Mono-Poly-Dollar was selected as a winner of the 2022 Course Development Prize in Architecture, Climate Change, and Society by the Association of Collegiate Schools of Architecture (ACSA) and Columbia University’s Temple Hoyne Buell Center for the Study of American Architecture! The winning studio proposal by 2020-2021 SARUP Fellows Lindsey Krug and Sarah Aziz is being taught this semester concurrently here at UWM by Assistant Professor Krug and at the University of New Mexico (UNM) by Assistant Professor Aziz.

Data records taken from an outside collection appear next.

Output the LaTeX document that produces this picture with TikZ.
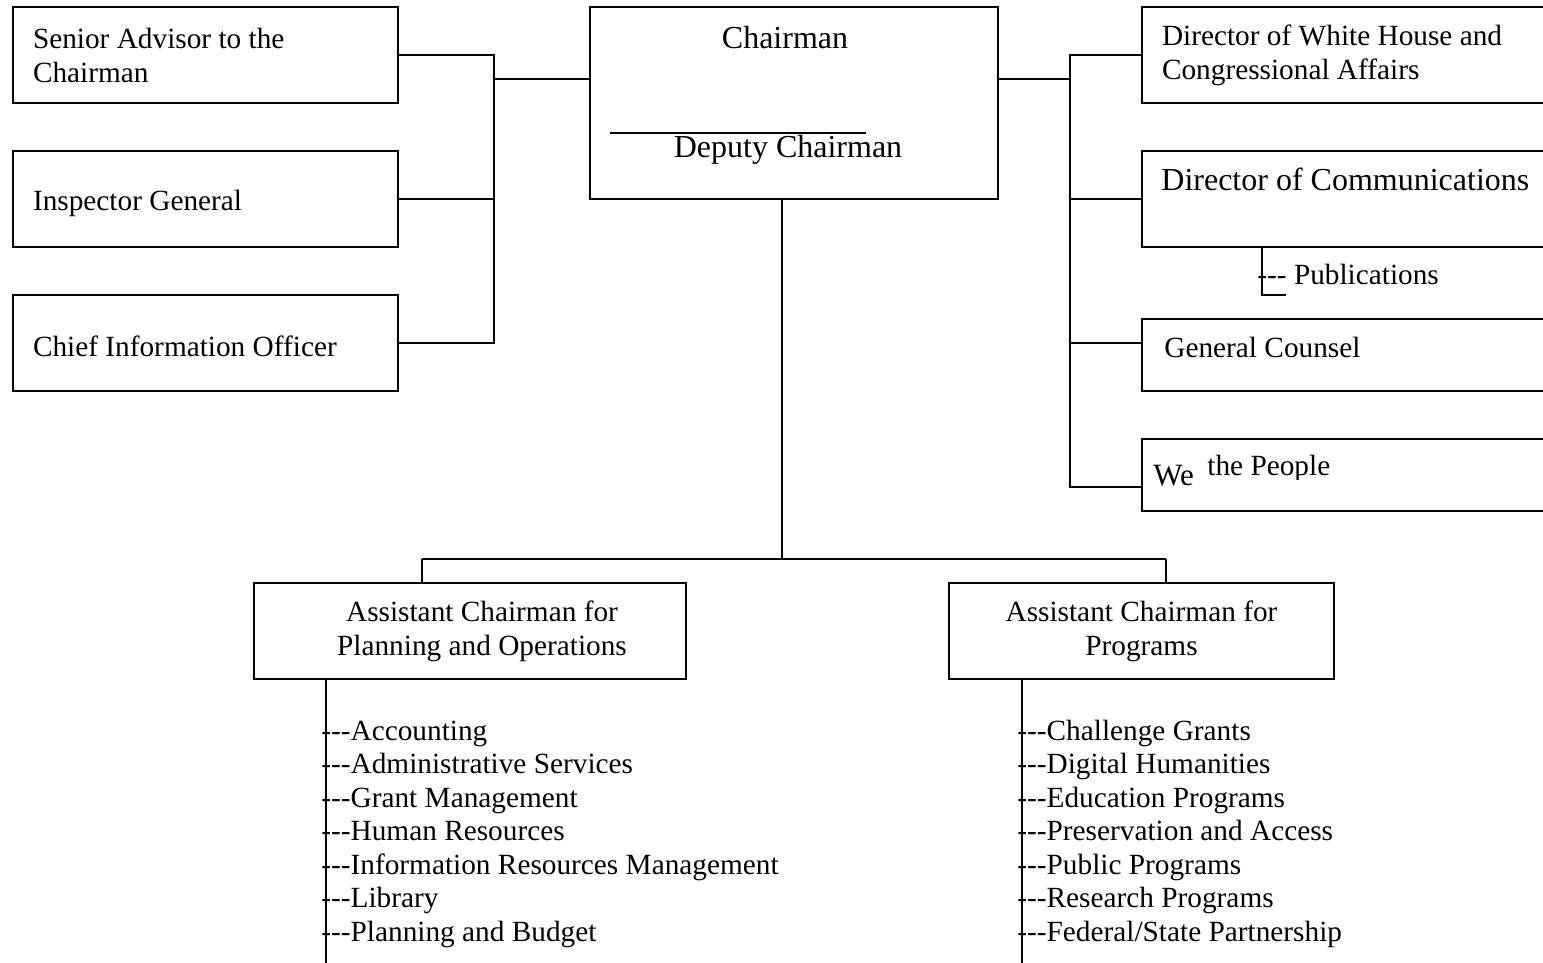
\documentclass[tikz,border=0pt]{standalone}
\usepackage{fontspec}
\setmainfont{Liberation Serif}[Ligatures=TeXOff]
\usetikzlibrary{positioning}

\begin{document}
\begin{tikzpicture}[x=0.5pt, y=-0.5pt,
    every node/.style={font=\fontsize{14.65pt}{17pt}\selectfont},
    unit/.style={rectangle, draw, line width=1pt, minimum height=48pt, inner xsep=10pt, align=flush left},
    leftunit/.style={unit, text width=172.5pt},
    rightunit/.style={unit, text width=200pt},
    ac/.style={unit, align=flush center},
    big/.style={font=\fontsize{16pt}{19pt}\selectfont},
    link/.style={line width=0.9pt},
    item/.style={anchor=base west, inner sep=0pt}
]
\clip (0,0) rectangle (1543,963);

% left column
\node[leftunit] (senior) at (205.5,55) {Senior Advisor to the\\Chairman};
\node[leftunit, below=23pt of senior, text height=15pt] (insp) {Inspector General};
\node[leftunit, below=23pt of insp, text height=14pt] (cio) {Chief Information Officer};

% chairman
\node[unit, minimum width=204pt, minimum height=96pt] (chair) at (794,103) {};
\node[big, anchor=base] (chairtitle) at (785,49) {Chairman};
\draw[line width=0.8pt] (610,133) -- (866,133);
\node[big, anchor=base] (deputy) at (788,157) {Deputy Chairman};

% right column
\node[rightunit, anchor=west] (dwh) at (1141,55) {Director of White House and\\Congressional Affairs};
\node[rightunit, below=23pt of dwh] (comm) {};
\node[big, item] (commtext) at (1161,191) {Director of Communications};
\node[rightunit, minimum height=36pt, below=35pt of comm] (counsel) {};
\node[item] (counseltext) at (1164,357) {General Counsel};
\node[rightunit, minimum height=36pt, below=23pt of counsel] (people) {};
\node[item, font=\fontsize{15.5pt}{18pt}\selectfont] (we) at (1153,485) {We};
\begin{scope}
  \clip (1200,440) rectangle (1400,479);
  \node[item] (thepeople) at (1207,475) {the People};
\end{scope}

\coordinate (pubknee) at (1262,295);
\coordinate (pubend) at (1286,295);
\draw[link] (comm.south -| pubknee) -- (pubknee) -- (pubend);
\node[item] (pubs) at (1257,284) {--- Publications};

% assistant chairmen
\node[ac, text width=196pt] (plan) at (470,631) {\hspace*{12pt}Assistant Chairman for\\\hspace*{12pt}Planning and Operations};
\node[ac, text width=172.5pt] (prog) at (1141.5,631) {Assistant Chairman for\\Programs};

% connectors
\coordinate (lbus) at (494,79);
\draw[link] (chair.west |- lbus) -- (lbus);
\draw[link] (senior.east) -- (senior.east -| lbus) -- (cio.east -| lbus) -- (cio.east);
\draw[link] (insp.east) -- (insp.east -| lbus);

\coordinate (rbus) at (1070,79);
\coordinate (rbusend) at (1070,487);
\coordinate (counseltap) at (1070,343);
\draw[link] (chair.east |- rbus) -- (rbus);
\draw[link] (dwh.west) -- (dwh.west -| rbus) -- (rbusend) -- (rbusend -| people.west);
\draw[link] (comm.west) -- (comm.west -| rbus);
\draw[link] (counseltap) -- (counseltap -| counsel.west);

\coordinate (drop) at (782,559);
\coordinate (dropL) at (422,559);
\coordinate (dropR) at (1166,559);
\draw[link] (chair.south -| drop) -- (drop);
\draw[link] (dropL) -- (dropR);
\draw[link] (dropL) -- (dropL |- plan.north);
\draw[link] (dropR) -- (dropR |- prog.north);

% office lists
\coordinate (planend) at (326,963);
\coordinate (progend) at (1022,963);
\draw[link] (plan.south -| planend) -- (planend);
\draw[link] (prog.south -| progend) -- (progend);
\foreach \name [count=\i] in {Accounting, Administrative Services, Grant Management, Human Resources, Information Resources Management, Library, Planning and Budget}
  \node[item] (planitem\i) at (321,706.5+33.5*\i) {---\name};
\foreach \name [count=\i] in {Challenge Grants, Digital Humanities, Education Programs, Preservation and Access, Public Programs, Research Programs, Federal/State Partnership}
  \node[item] (progitem\i) at (1017,706.5+33.5*\i) {---\name};
\end{tikzpicture}
\end{document}
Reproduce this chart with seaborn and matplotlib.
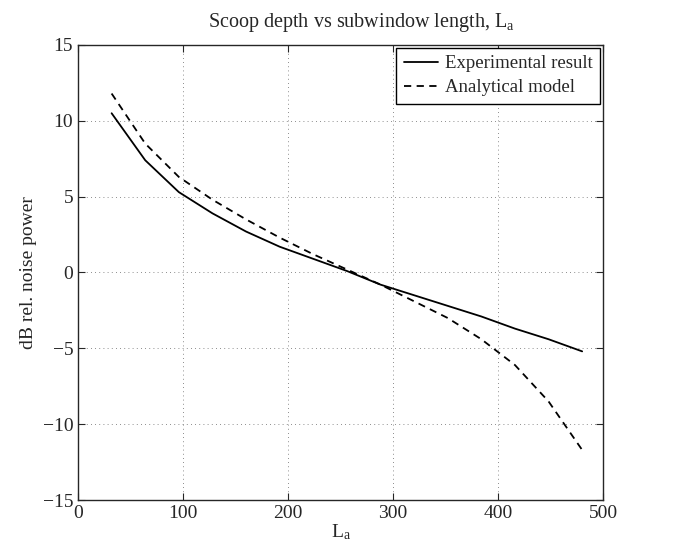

The course asks students to re-imagine the architectural canon, challenge their existing value systems, and use the local and familiar as catalysts for change. After visiting a cross-section of the 19,400+ DG stores and distribution centers across the country students will form socio-spatial positions to highlight the understudied small-box vernacular typology as a weapon of discourse and agent of climate activism.

Given its geographic scope, even a small shift in the invasive dollar store’s response to the climate crisis can have a large impact. By critiquing the organization’s commercial, agricultural, and architectural strategies, students will explore how small-box architecture has the potential to create new design regimes to respond to 21st century questions of climate change, equity, and sociality, and propose ways DG can begin to provide antidotes to the silent crises they contribute to.